I loved it. I loved the coy exterior and the tart within. Rhubarb has personality. It is what it is; you either like it, or you don’t. It’s Marmite vegetable.

And to me, it’s as English as Marmite too. In my technicolour rhubarb-imagination, I can see it’s delicate stalks stewing on an AGA in an English country kitchen, then put in a pie and served to a lady, who, as the camera zooms in, I see is Beatrix Potter putting the finishing touches to Tabitha Twitchit’s prickles.

But what if you invited this English Rhubarb into a different kitchen, into my kitchen? I bought six pink and well-mannered rhubarb stalks last week. D and Chotto-ma used half of the stalks to bake me a lovely cake on Mother’s Day.
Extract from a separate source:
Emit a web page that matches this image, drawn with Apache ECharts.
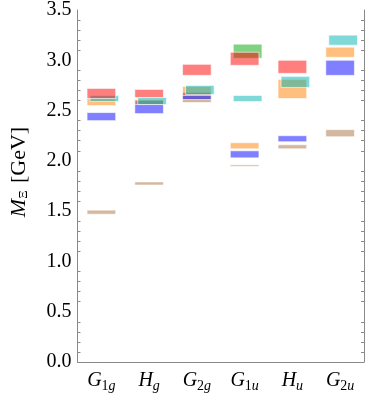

And I had my way with the other half.

Rhubarb & Red Lentil Soup with Ras-el-hanout

This soup! It’s a very, very, very fine soup. We’ve had it on a loop for a week. It’s a great example of why rhubarb needs to be thrown into savoury recipes more often. The recipe was inspired by a tangy dal we had growing up – a simmered mix of red lentils and raw mango. This soup has the same tart edge, balanced by the natural sweetness of carrots. The ras-el-hanout, which we carried back freshly ground from Morocco adds a beautiful North African moorishness. (You can, of course, buy ras-el-hanout, as well as the turmeric in the recipe, in almost all supermarkets and Middle-Eastern grocers.)

Ingredients

250 gms red lentil, washed
2 stalks of rhubarb
2 carrots, chopped into small cubes
1 medium onion, also chopped small
2 cloves of garlic, chopped
1 bay leaf
1 tsp coarse black pepper (crushing a few with a pestle is even better)
Bunch of parsley, chopped (or coriander – both work well)
1 1/2 tsp ras-el-hanout
1 tsp paprika
1/2 tsp turmeric
1 tbs olive oil
Salt

Cut off the head and tail of your rhubarb stalk; the leaves are toxic, so must always be trimmed off. Not cut your stalks in 1-inch pieces. (Usually, I leave my rhubarb unpeeled and pink, but for the soup, white looked better than the final watered-down pink, so I peeled the stalks. Feel free to leave the pink on with rhubarb that is very fresh and firm.)
Heat the olive oil in a deep pot. Throw the onions, garlic, carrots in together. Stir for two minutes, then add 4 cups of water.
Add the lentils, rhubarb, half of the parsley (or coriander), ras-el-hanout, bayleaf, pepper and salt.
Cover and simmer till the lentils have split evenly. Add more water if needed.

Taste for salt, simmer for a minute more giving it a good stir.
Serve hot garnished with the rest of the chopped parsley (or coriander).